Plain in the city

A plain Quaker folk singer with a Juris Doctorate in his back pocket, salt in his blood, and a set of currach oars in the closet, Ulleann Pipes under his arm, guitar on his back, Anglo Irish baggage, wandering through New York City ... in constant amaze. Statement of Faithfulness. As a member of the Quaker Bloggers Ad Hoc Committee I affirm that I will be faithful to the Book of Discipline of my Meeting 15th Street Monthly Meeting of the Religious Society of Friends.

Wednesday, April 19, 2006

George and the Queen

This, I am told, is a true story, told to me, in the basement of the Strand Bookstore by a fellow who told me he was a high level functionary in the White House, he asked to only be referred to as Linda Lovelace... ? Don't ask me...
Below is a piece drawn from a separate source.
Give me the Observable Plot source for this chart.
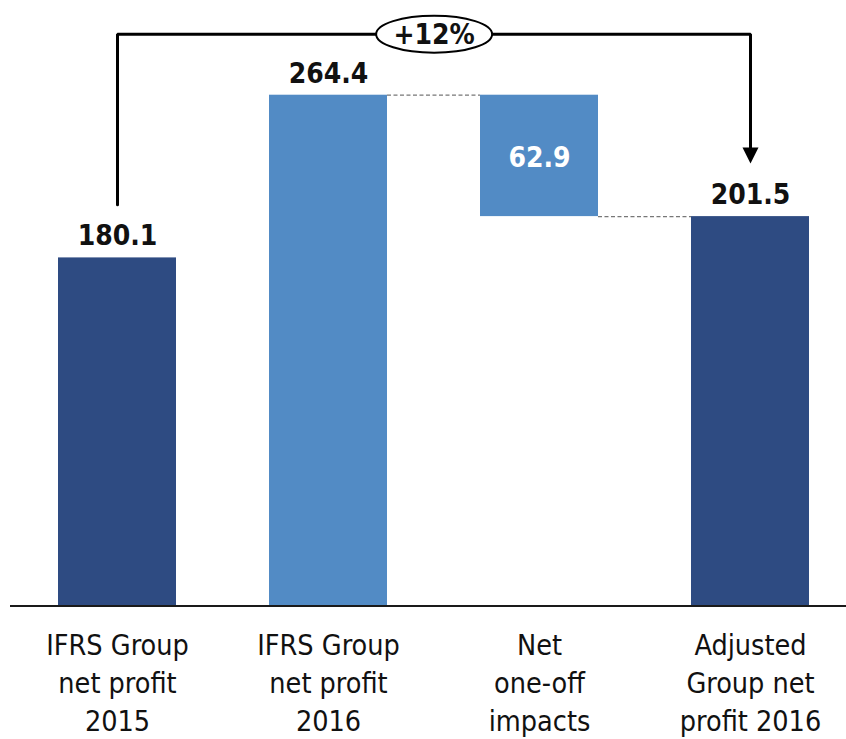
<!DOCTYPE html>
<html>
<head>
<meta charset="utf-8">
<script src="https://cdn.jsdelivr.net/npm/d3@7"></script>
<script src="https://cdn.jsdelivr.net/npm/@observablehq/plot@0.6"></script>
<style>
  html, body { margin: 0; padding: 0; background: #fff; }
  #chart svg { display: block; }
</style>
</head>
<body>
<div id="chart"></div>
<script>
// Net profit bridge, EUR m
const categories = [
  "IFRS Group\nnet profit\n2015",
  "IFRS Group\nnet profit\n2016",
  "Net\none-off\nimpacts",
  "Adjusted\nGroup net\nprofit 2016"
];
const values = [180.1, 264.4, -62.9, 201.5];
const kinds = ["total", "total", "change", "total"];
const growthLabel = "+12%";

// Build waterfall segments: totals start at zero, changes float from the running level
let running = 0;
const bars = categories.map((category, i) => {
  let y1, y2;
  if (kinds[i] === "total") {
    y1 = 0; y2 = values[i]; running = values[i];
  } else {
    const next = running + values[i];
    y1 = Math.min(running, next); y2 = Math.max(running, next); running = next;
  }
  return {category, value: values[i], kind: kinds[i], y1, y2, level: running, i};
});

// Dashed connectors link a change bar to its neighbours
const connectors = [];
for (let i = 0; i < bars.length - 1; i++) {
  if (bars[i].kind === "change" || bars[i + 1].kind === "change") {
    connectors.push({from: bars[i].category, to: bars[i + 1].category, y: bars[i].level});
  }
}

const dark = "#2e4b82";
const light = "#528bc5";
const fillFor = (d) => (d.i === 1 || d.kind === "change") ? light : dark;

// Layout
const width = 846, height = 739;
const marginLeft = 36, marginRight = 16, marginTop = 26, marginBottom = 134;
const paddingInner = 0.4415, paddingOuter = 0.1;
const step = (width - marginLeft - marginRight) / (categories.length - paddingInner + 2 * paddingOuter);
const bandwidth = step * (1 - paddingInner);

// Growth bracket from the first to the last bar
const first = bars[0], last = bars[bars.length - 1];
const bracketLevel = 296, bracketGap = 27.5;
const bracket = [
  {x: first.category, y: first.y2 + bracketGap},
  {x: first.category, y: bracketLevel},
  {x: last.category, y: bracketLevel},
  {x: last.category, y: last.y2 + bracketGap + 5}
];

const ellipseSymbol = {
  draw(ctx) {
    const rx = 58, ry = 18.5, k = 0.5523;
    ctx.moveTo(rx, 0);
    ctx.bezierCurveTo(rx, ry * k, rx * k, ry, 0, ry);
    ctx.bezierCurveTo(-rx * k, ry, -rx, ry * k, -rx, 0);
    ctx.bezierCurveTo(-rx, -ry * k, -rx * k, -ry, 0, -ry);
    ctx.bezierCurveTo(rx * k, -ry, rx, -ry * k, rx, 0);
    ctx.closePath();
  }
};
// Downward arrow head with its tip at the anchor point
const arrowHead = {
  draw(ctx) {
    ctx.moveTo(-8, -16);
    ctx.lineTo(8, -16);
    ctx.lineTo(0, 0);
    ctx.closePath();
  }
};

const font = "'DejaVu Sans Condensed', 'DejaVu Sans', sans-serif";

const chart = Plot.plot({
  width, height, marginLeft, marginRight, marginTop, marginBottom,
  style: {fontFamily: font, fontStretch: "condensed", background: "#fff"},
  x: {type: "band", domain: categories, paddingInner, paddingOuter, axis: null},
  y: {domain: [0, 300], axis: null},
  marks: [
    Plot.ruleY(connectors, {
      x1: "from", x2: "to", y: "y",
      stroke: "#777", strokeWidth: 1.3, strokeDasharray: "4,2.5",
      insetLeft: bandwidth, insetRight: bandwidth
    }),
    Plot.rectY(bars, {x: "category", y1: "y1", y2: "y2", fill: fillFor}),
    Plot.ruleY([0], {stroke: "#1a1a1a", strokeWidth: 2.2, insetLeft: -(marginLeft - 10), insetRight: -marginRight, dy: 0.5}),
    // value labels
    Plot.text(bars.filter(d => d.kind === "total"), {
      x: "category", y: "y2", text: d => d.value.toFixed(1),
      lineAnchor: "bottom", dy: -12.5,
      fontSize: 28, fontWeight: "bold", fill: "#111"
    }),
    Plot.text(bars.filter(d => d.kind === "change"), {
      x: "category", y: d => (d.y1 + d.y2) / 2, text: d => Math.abs(d.value).toFixed(1),
      lineAnchor: "middle", dy: 2,
      fontSize: 28, fontWeight: "bold", fill: "#fff"
    }),
    // category labels
    Plot.text(categories, {
      x: d => d, text: d => d, frameAnchor: "bottom",
      lineAnchor: "top", lineHeight: 1.34, dy: 22.5,
      fontSize: 28.5, fill: "#111"
    }),
    // growth bracket
    Plot.line(bracket, {x: "x", y: "y", stroke: "#000", strokeWidth: 3, strokeLinejoin: "miter", curve: "linear"}),
    Plot.dot([last], {x: "category", y: d => d.y2 + bracketGap, symbol: arrowHead, fill: "#000", stroke: null, r: 5}),
    Plot.dot([growthLabel], {
      x: () => categories[1], y: () => bracketLevel, dx: step / 2,
      symbol: ellipseSymbol, fill: "#fff", stroke: "#000", strokeWidth: 2, r: 5
    }),
    Plot.text([growthLabel], {
      x: () => categories[1], y: () => bracketLevel, dx: step / 2, dy: 1,
      text: d => d, fontSize: 28, fontWeight: "bold", fill: "#111"
    })
  ]
});

document.getElementById("chart").appendChild(chart);
</script>
</body>
</html>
Well, it seems George Bush went to meet Elizabeth Hanover, now called Windsor, at her flat in Buckingham Palace. He said,
"Tell me, Liz... HOW DO you find all these intellectualizers to work for you."
"Whell, my dear,", she said with a contented, I am the Queen sort of a look..., "I have a little riddle I ask, and if thy know the answer, they are clever enough to work for me. Here, I will show you..."
She rang a little silver bell, and Tony Blair came bounding into the room, tossing a surprised and happy glance at George, hoping that George had brought him a treat, which he had, but he had given it to Elizabeth's corgis instead...
"Tell me, Tony, Your parents have a child, and that child is neither your brother or your sister. Who is that child?"
"Oh, Majesty, that is quite simple, why it is ME!"
"Bravo Tony, now run along, there's a good lad." And off he skipped, pleased as punch.
"Got some business at home, Liz, gotta run, you know what it is to be the decideror..." And off dashed George to airforce one, and dashed home.
He called in Rumsfeld, and the rest of his cabinet, and said, "Boys, I got a serious question for you. Your parents have a child, who is not your brother or sister, who is that child?"
Donald said, "Well, Mr. President, you know we don't want to leave any child behind, so we have to go into executive session and find you the right answer, though we all could tell you right away, but we just want to make sure..."
They scampered off to his office, went on line, right off to Wikipedia, google, pulled their hair, cried, punched the walls, then one said, "Hey! Let's call Colin Powell! He's a smartie, he'll know..."
So they called Colin and without a moments hesitation, he replied, "That's easy! Its me!"
They raced into the oval office, with two minutes to spare, and panting, Rumsfeld said, "Mr. President, the answer is Colin Powell."
"Damn! The generals are right!" George fumed... "Idiot! The answer is Tony Blair!!!"


At 12:50 PM, Anonymous Anonymous said...

Dashed funny, Lor, will translate it into King James English and use it in my 'thought for the day' that I send out to my punters. Love to the very lovely Genie.